Die Geschichte ist in 4 Teile aufgeteilt. Dabei spielen einige Teile in der Gegenwart, andere in der Vergangenheit. Die Autorin schafft es sehr eindrücklich, die Gefühle der einzelnen Familienmitglieder zu vermitteln. Ihre Ängste und Sorgen, die erste Liebe, die nicht sein darf. Auch die Einschränkungen, die sie durch die Religion erfahren wird sehr deutlich, ebenso wie sie dazu stehen. Die Unsicherheiten im Umgang mit anderen und mit sich selbst, das Verhalten, die Zweifel, ob das Verhalten, das ihnen von klein auf vermittelt wurde, wirklich richtig ist. Auch die Kritik an der Religion und den Regeln durch Amar werden sehr deutlich. Er macht sich Gedanken, nimmt nicht einfach alles hin, es fällt ihm schwer, sich den Regeln zu unterwerfen. Die ungewollte Eifersucht, die zwischen den Kindern herrscht wird sehr deutlich. Sie versuchen ihre Eltern stolz zu machen, v.a. jedoch den Vater. Auch das Familienleben wird toll geschildert, die Eltern sind sehr unterschiedlich und doch vereint in der Liebe zu den Kindern.

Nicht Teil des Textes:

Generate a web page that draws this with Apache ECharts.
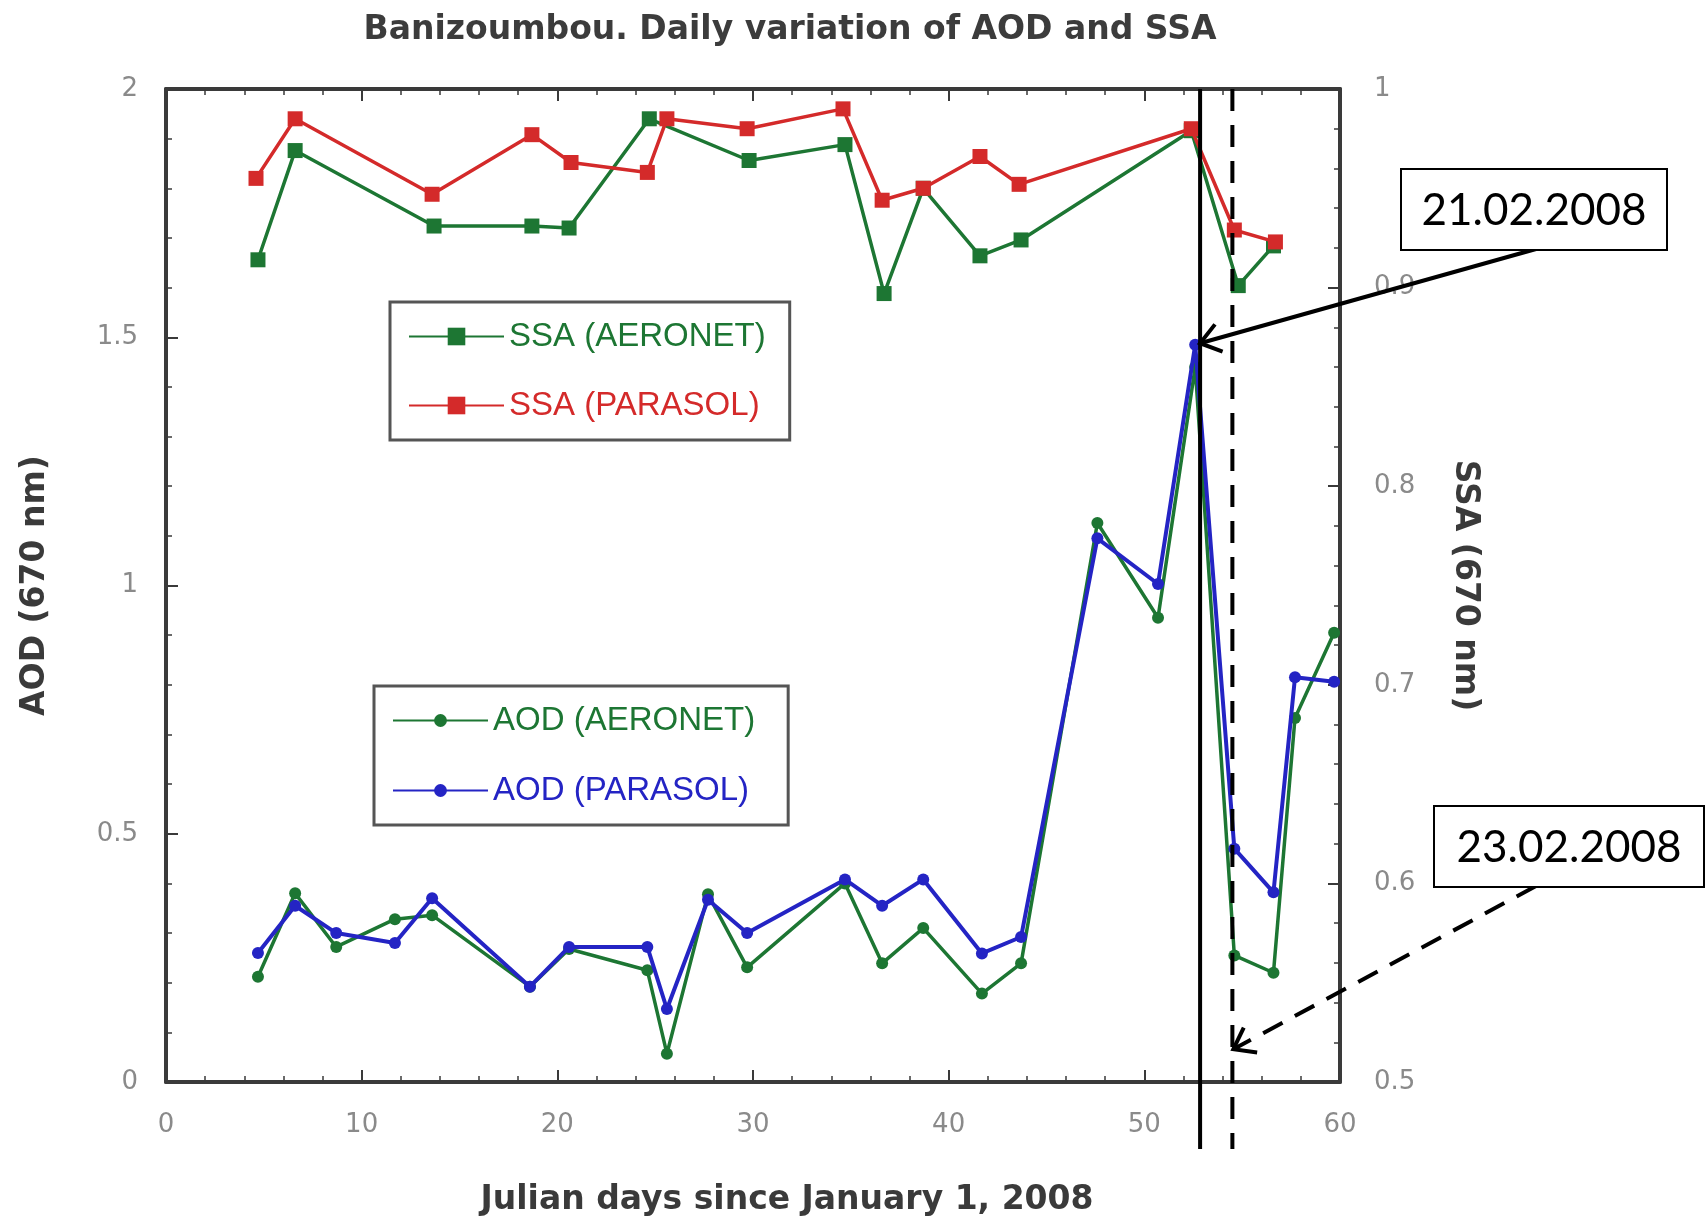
<!DOCTYPE html>
<html><head><meta charset="utf-8">
<script src="https://cdn.jsdelivr.net/npm/echarts/dist/echarts.min.js"></script>
<style>html,body{margin:0;padding:0;background:#fff;}#c{width:1708px;height:1223px;}</style>
</head><body><div id="c"></div>
<script>
// ---- data ----
const chartTitle = 'Banizoumbou. Daily variation of AOD and SSA';
const xName = 'Julian days since January 1, 2008';
const yLeftName = 'AOD (670 nm)';
const yRightName = 'SSA (670 nm)';

const ssaAeronetDays = [4.7, 6.6, 13.7, 18.7, 20.6, 24.7, 29.8, 34.7, 36.7, 38.7, 41.6, 43.7, 52.4, 54.8, 56.6];
const ssaAeronet     = [0.914, 0.969, 0.931, 0.931, 0.930, 0.985, 0.964, 0.972, 0.897, 0.950, 0.916, 0.924, 0.979, 0.901, 0.921];

const ssaParasolDays = [4.6, 6.6, 13.6, 18.7, 20.7, 24.6, 25.6, 29.7, 34.6, 36.6, 38.7, 41.6, 43.6, 52.4, 54.6, 56.7];
const ssaParasol     = [0.955, 0.985, 0.947, 0.977, 0.963, 0.958, 0.985, 0.980, 0.990, 0.944, 0.950, 0.966, 0.952, 0.980, 0.929, 0.923];

const aodDays    = [4.7, 6.6, 8.7, 11.7, 13.6, 18.6, 20.6, 24.6, 25.6, 27.7, 29.7, 34.7, 36.6, 38.7, 41.7, 43.7, 47.6, 50.7, 52.6, 54.6, 56.6, 57.7, 59.7];
const aodParasol = [0.26, 0.355, 0.30, 0.28, 0.37, 0.192, 0.272, 0.272, 0.147, 0.367, 0.30, 0.408, 0.355, 0.408, 0.259, 0.292, 1.095, 1.003, 1.485, 0.47, 0.382, 0.815, 0.806];
const aodAeronet = [0.212, 0.38, 0.272, 0.328, 0.336, 0.192, 0.268, 0.225, 0.057, 0.378, 0.231, 0.40, 0.239, 0.31, 0.178, 0.239, 1.126, 0.935, 1.44, 0.255, 0.22, 0.733, 0.905];

const seriesNames = ['SSA (AERONET)', 'SSA (PARASOL)', 'AOD (AERONET)', 'AOD (PARASOL)'];

// annotation dates (day positions of the vertical marker lines) and labels
const markDays = [52.85, 54.5];
const markLabels = ['21.02.2008', '23.02.2008'];
const arrowTargets = [[52.85, 1.488], [54.55, 0.066]]; // [day, AOD]

// ---- styles ----
const GREEN = '#1d7633', RED = '#d42a2a', BLUE = '#2424c4';
const AX = '#3a3a3a', TICKC = '#8a8a8a';
const FONT = '"Liberation Sans",Arial,sans-serif';
const BOLDFONT = '"DejaVu Sans","Liberation Sans",sans-serif';

const pairs = (xs, ys) => xs.map((x, i) => [x, ys[i]]);

const chart = echarts.init(document.getElementById('c'), null, {renderer: 'canvas'});

const commonTick = {show: true, inside: true, length: 12, lineStyle: {color: AX, width: 2}};
const commonMinor = {show: true, splitNumber: 5, length: 6, lineStyle: {color: AX, width: 1.5}};
const axLine = {show: true, onZero: false, lineStyle: {color: AX, width: 4}};
const tickLabel = {fontFamily: BOLDFONT, fontSize: 26, color: TICKC};
const nameStyle = {fontFamily: BOLDFONT, fontWeight: 'bold', fontSize: 33, color: '#3a3a3a'};

const option = {
  animation: false,
  backgroundColor: '#fff',
  title: {
    text: chartTitle, left: 785, top: 9, textAlign: 'center',
    textStyle: {fontFamily: BOLDFONT, fontWeight: 'bold', fontSize: 33, color: '#3c3c3c'}
  },
  grid: {left: 166, right: 368, top: 89, bottom: 141, containLabel: false, outerBoundsMode: 'none'},
  xAxis: [
    {
      type: 'value', min: 0, max: 60, interval: 10, position: 'bottom',
      name: xName, nameLocation: 'middle', nameGap: 102,
      nameTextStyle: Object.assign({}, nameStyle, {padding: [0, 0, 0, 68]}),
      axisLine: axLine, axisTick: commonTick, minorTick: commonMinor,
      splitLine: {show: false},
      axisLabel: Object.assign({}, tickLabel, {margin: 30})
    },
    {
      type: 'value', min: 0, max: 60, interval: 10, position: 'top',
      axisLine: axLine, axisTick: commonTick, minorTick: commonMinor,
      splitLine: {show: false}, axisLabel: {show: false}
    }
  ],
  yAxis: [
    {
      type: 'value', min: 0, max: 2, interval: 0.5, position: 'left',
      name: yLeftName, nameLocation: 'middle', nameGap: 114,
      nameTextStyle: nameStyle,
      axisLine: axLine, axisTick: commonTick, minorTick: commonMinor,
      splitLine: {show: false},
      axisLabel: Object.assign({}, tickLabel, {margin: 28})
    },
    {
      type: 'value', min: 0.5, max: 1, interval: 0.1, position: 'right',
      name: yRightName, nameLocation: 'middle', nameGap: 108, nameRotate: -90,
      nameTextStyle: nameStyle,
      axisLine: axLine, axisTick: commonTick, minorTick: commonMinor,
      splitLine: {show: false},
      axisLabel: Object.assign({}, tickLabel, {margin: 34})
    }
  ],
  legend: [
    {
      selectedMode: false, orient: 'vertical', left: 390, top: 302,
      data: [
        {name: seriesNames[0], textStyle: {color: GREEN}},
        {name: seriesNames[1], textStyle: {color: RED}}
      ],
      itemWidth: 95, itemHeight: 22, itemGap: 36,
      padding: [18, 24, 18, 18],
      borderColor: '#555', borderWidth: 3, backgroundColor: '#fff',
      textStyle: {fontFamily: FONT, fontSize: 33}
    },
    {
      selectedMode: false, orient: 'vertical', left: 374, top: 686,
      data: [
        {name: seriesNames[2], textStyle: {color: GREEN}},
        {name: seriesNames[3], textStyle: {color: BLUE}}
      ],
      itemWidth: 95, itemHeight: 16, itemGap: 37,
      padding: [18, 33, 18, 18],
      borderColor: '#555', borderWidth: 3, backgroundColor: '#fff',
      textStyle: {fontFamily: FONT, fontSize: 33}
    }
  ],
  series: [
    {
      name: seriesNames[0], type: 'line', xAxisIndex: 0, yAxisIndex: 1,
      data: pairs(ssaAeronetDays, ssaAeronet),
      symbol: 'rect', symbolSize: 15, showAllSymbol: true,
      lineStyle: {color: GREEN, width: 3.5}, itemStyle: {color: GREEN}, z: 2
    },
    {
      name: seriesNames[1], type: 'line', xAxisIndex: 0, yAxisIndex: 1,
      data: pairs(ssaParasolDays, ssaParasol),
      symbol: 'rect', symbolSize: 15, showAllSymbol: true,
      lineStyle: {color: RED, width: 3.5}, itemStyle: {color: RED}, z: 3
    },
    {
      name: seriesNames[2], type: 'line', xAxisIndex: 0, yAxisIndex: 0,
      data: pairs(aodDays, aodAeronet),
      symbol: 'circle', symbolSize: 12, showAllSymbol: true,
      lineStyle: {color: GREEN, width: 3.5}, itemStyle: {color: GREEN}, z: 4
    },
    {
      name: seriesNames[3], type: 'line', xAxisIndex: 0, yAxisIndex: 0,
      data: pairs(aodDays, aodParasol),
      symbol: 'circle', symbolSize: 12, showAllSymbol: true,
      lineStyle: {color: BLUE, width: 4}, itemStyle: {color: BLUE}, z: 5
    }
  ]
};
chart.setOption(option);

// ---- annotations (positions derived from the axes) ----
const P = (x, y) => chart.convertToPixel({xAxisIndex: 0, yAxisIndex: 0}, [x, y]);
const g = [];
const boxes = [
  {x: 1401, y: 169, w: 266, h: 81},
  {x: 1434, y: 806, w: 270, h: 81}
];
const arrowStarts = [[1536, 249], [1536, 886]];

markDays.forEach((d, i) => {
  const top = P(d, 2), bot = P(d, 0);
  g.push({
    type: 'line', z: 100,
    shape: {x1: top[0], y1: top[1], x2: bot[0], y2: bot[1] + 67},
    style: {stroke: '#000', lineWidth: 4, lineDash: i === 1 ? [22, 14] : null}
  });
});

arrowTargets.forEach((t, i) => {
  const e = P(t[0], t[1]);
  const s = arrowStarts[i];
  g.push({
    type: 'line', z: 101,
    shape: {x1: s[0], y1: s[1], x2: e[0], y2: e[1]},
    style: {stroke: '#000', lineWidth: 4, lineDash: i === 1 ? [22, 14] : null}
  });
  const dx = s[0] - e[0], dy = s[1] - e[1], L = Math.hypot(dx, dy);
  const ux = dx / L, uy = dy / L, len = 24, a = Math.PI / 5;
  const r = (ang) => [e[0] + len * (ux * Math.cos(ang) - uy * Math.sin(ang)), e[1] + len * (ux * Math.sin(ang) + uy * Math.cos(ang))];
  g.push({
    type: 'polyline', z: 101,
    shape: {points: [r(a), e, r(-a)]},
    style: {stroke: '#000', lineWidth: 4, fill: null}
  });
});

boxes.forEach((b, i) => {
  g.push({
    type: 'rect', z: 102,
    shape: {x: b.x, y: b.y, width: b.w, height: b.h},
    style: {fill: '#fff', stroke: '#000', lineWidth: 2}
  });
  g.push({
    type: 'text', z: 103,
    x: b.x + b.w / 2, y: b.y + b.h / 2 + 1,
    style: {text: markLabels[i], fill: '#000', font: '44px Lato, "Open Sans", sans-serif', align: 'center', verticalAlign: 'middle'}
  });
});

chart.setOption({graphic: g});
</script>
</body></html>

Der Schreibstil ist richtig gut, das Thema der Religion wird sehr eindrücklich vermittelt. Was mich jedoch beim Lesen enorm gestört hat sind die Sprunghaftigkeit der beiden mittleren Teile. Wir erfahren, wie sich Laila und Rafik kennen lernten, wie das Leben in Amerika die letzten Jahre war, wie die Kindheit von Hadia, Huda und Amar verlief. Das alles wird aus wechselnden Perspektiven und ohne zeitlichen Zusmmanhang erzählt. Man springt hin und her, mitunter werden auch Themen plötzlich mehrere Kapitel später wieder aufgegriffen, dann jedoch aus einer anderen Perspektive. Das alles war sehr irritierend und es fiel mir manchmal sehr schwer, der Geshcihcte zu folgen, da man erst eine Weile brauchte, bis man das Erzählt in den Gesamtkontext einordnen konnte. Eine chronologischere Reihenfolge wäre hier sicherlich besser gewesen. Am Ende fügt sich zwar alles zusammen, dennoch war v.a. Teil 2 oft sehr anstrengend zu lesen.

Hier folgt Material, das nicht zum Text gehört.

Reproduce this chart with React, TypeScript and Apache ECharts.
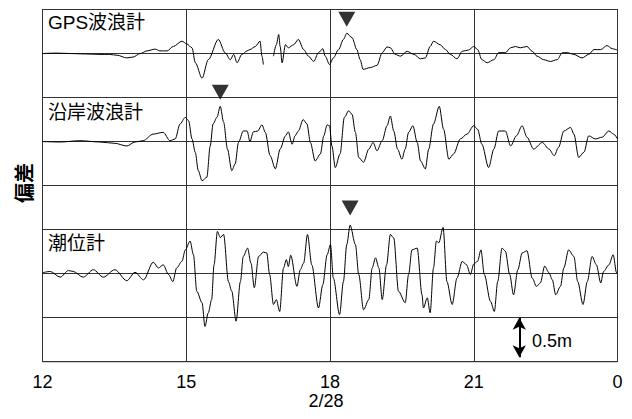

Das Ende ist sehr offen gehalten. Zum ersten Mal erfährt man auch etwas über die Gedanken und Gefühle von Rafik, wie sein Leben sein Handeln beeinflusste. Das hat mir sehr gut gefallen, es rundet das Buch irgendwie ab, da er vorher immer auch irgendwie im Zentrum stand, ohne je zu Wort zu kommen. Das offene Ende hat mich überraschenderweise nicht gestört, so bleibt auch Raum für die eigene Fantasie.

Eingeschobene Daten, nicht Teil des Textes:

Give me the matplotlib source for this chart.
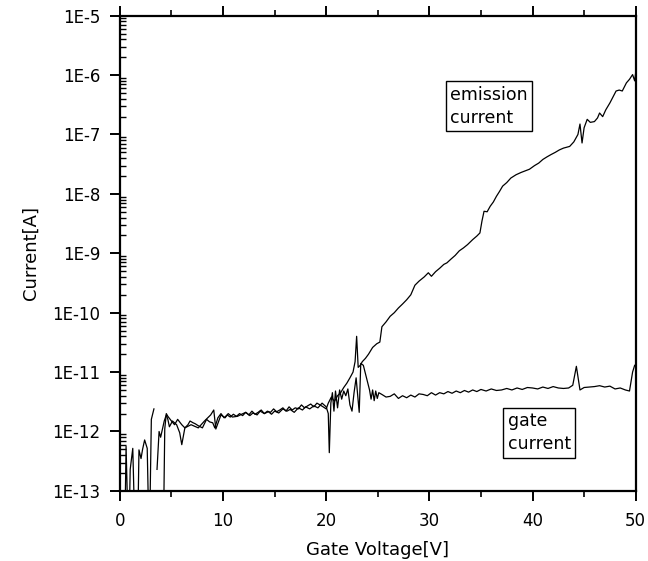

"Worauf wir hoffen" ist ein Buch, dass zum Nachdenken anregt. Ein Buch über die eigenen Zweifel, über Religionszugehörigkeit, über Familie und Freundschaft. Als Außenstehender, der nichts mit dem Islam zu tun hat, wird das Leben dort sehr gut geschildert und mir hat es die Religion auch etwas näher gebracht. Man erfährt das Positive aber sieht auch das negative, dass nicht jeder sich daran anpassen kann. Die menschlichen Abgründe und Zwänge werden verdeutlicht und immer wieder habe ich mich gefragt, wie ich in bestimmten Situationen handeln würde. Lediglich der sprunghafte Aufbau hat mich gestört, ansonsten ist das Buch sehr empfehlenswert.